Reprinted from To The Point Analyses
The insistence that Israel is somehow the national embodiment of the Jewish people has always been dangerous. This is so because it tied a diverse group spread over the globe to the apron strings of a single political entity and its ideology (Zionism). Thus identified, the Jews were allegedly what a bunch of Zionist ideologues said they were, and were also supposedly exemplified by the consistently unsavory practices of the Israeli state.
It is a long-standing effort at censorship. Some people might get upset with those who publicly accuse Charles Schumer of having dual loyalties involving Israel, but no one seemed to get equally upset with those Zionists who have accused thousands of Jews worldwide of being "self-haters" because they publicly came out against Israel's atrocious treatment of the Palestinians.

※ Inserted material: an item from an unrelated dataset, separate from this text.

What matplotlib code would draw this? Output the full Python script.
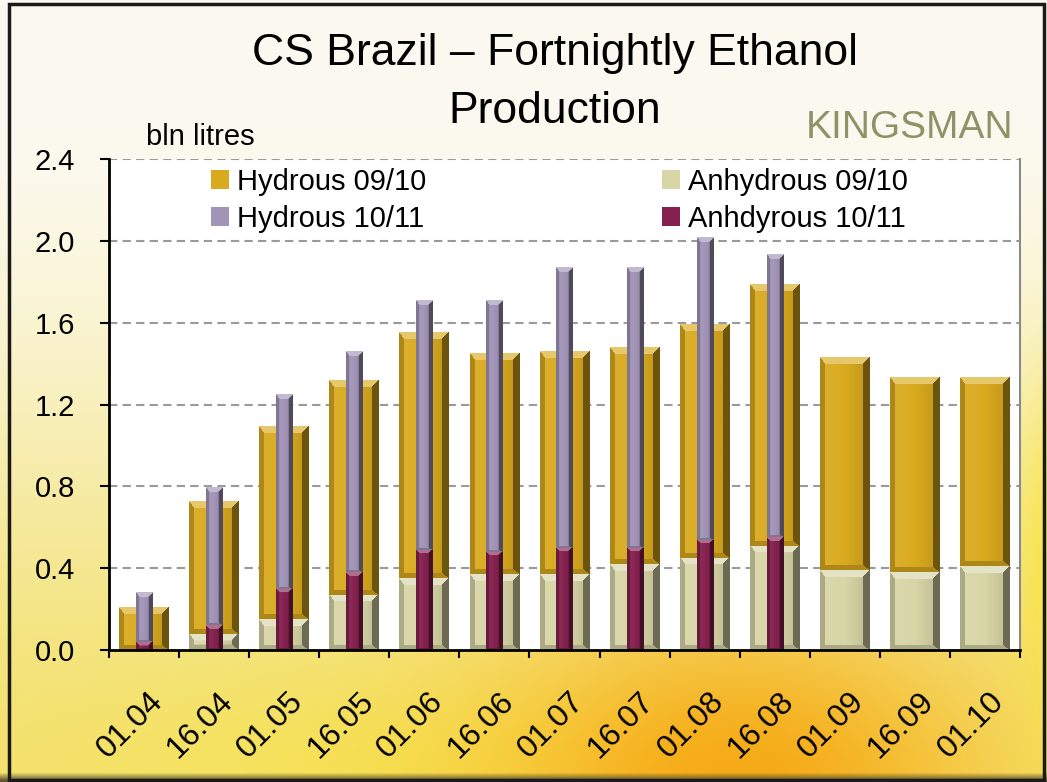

Part II -- On the "Verge of Fratricide"
It was inevitable that the Zionist requirement of public silence would get harder to enforce the more outrageous the behavior of Israel's political leadership became. On the American scene, the combination of the brazen intrusion of Israeli Prime Minister Benjamin Netanyahu into U.S. politics (particularly his 3 March 2015 address to Congress) and the warmongering position on Iran taken by Jewish organizations openly allied to Israel seems to have been the tipping point. The combined adamance of this Zionist front has forced American Jewish congress-people and senators to make a choice, and do so publicly. Those who have chosen, against the wishes of the Israeli government, to support the Iran nuclear agreement as reflecting the long-term interests of the United States (and Israel) are now treated to the same degree of defamation as those Jews called "self-haters."
A national window on what Greg Rosenbaum, chairman of the National Jewish Democratic Council, calls "the verge of fratricide in the Jewish community" was opened by a front page article in the 29 August 2015 issue of the New York Times (NYT). That article is entitled "Debate on Iran Fiercely Splits American Jews."
The NYT's main example of this near-fratricidal behavior is the case of Representative Jerrold Nadler of New York. Nadler, like the state's senior senator, Charles Schumer, has spent his entire political career supporting Israel. The only difference between the two is that unlike Schumer, Nadler has come out in support of the Iran agreement. However, that is all it took to make him a target.
According to an interview with Nadler in the Israeli newspaper Haaretz and reprinted in the 25 August 2015 edition of the Forward, the New York Representative was hit by "vociferous attacks" labeling him a "traitor," one who wants to "abandon the Jewish people." According to the NYT's piece he has also been called a Kapo (the name given to Jewish collaborators with the Nazis), and a "facilitator of Obama's Holocaust." New York State Assemblyman Dov Hikind, a Zionist stalwart, has sworn to work for Nadler's defeat come the representative's next primary election and has been harassing him in various ways ever since he announced his support for the Iran deal.
Part III -- Persistent Incivility
The truth is that the tone of the edicts coming out of Israel both past and present, and then transmitted by elite Jewish-Zionist organizations down the line to the synagogues and community centers in the United States, has never been civil. Israel's self-righteous position has always been that it has an unquestionable right to tell American Jewry when to support or not support their own (that is U.S.) national interests. And if you don't follow their lead, you will be accused of betraying "your people." This persistent incivility has just been below the U.S.'s public radar till now. We can all thank Netanyahu and his Likudniks for the fact that that is no longer the case.
So what does this mean for the future of US-Israeli relations? Well, according to the NYT, some are predicting "long-term damage to Jewish organizations and possibly to American-Israeli relations." One thing is for sure, the abrasive Zionist modus operandi will not change. It is built in to the historical character of both their ideology and Israeli culture.
The real questions lie on the American side of the equation. For instance, will American politicians who have belatedly become uneasy with Israeli behavior come to understand that what they face is a fundamental difference in worldview? Jeremy Ben-Ami, the head of JStreet, in a rare moment of clarity, was cited in the NYT article as having spoken of "a fundamental break between Democratic Party leaders inclined toward diplomacy and the worldview of a conservative Israeli government which has more in common with Dick Cheney." Ben-Ami is surely correct here, even though he shortsightedly confines the problem to the current Israeli government.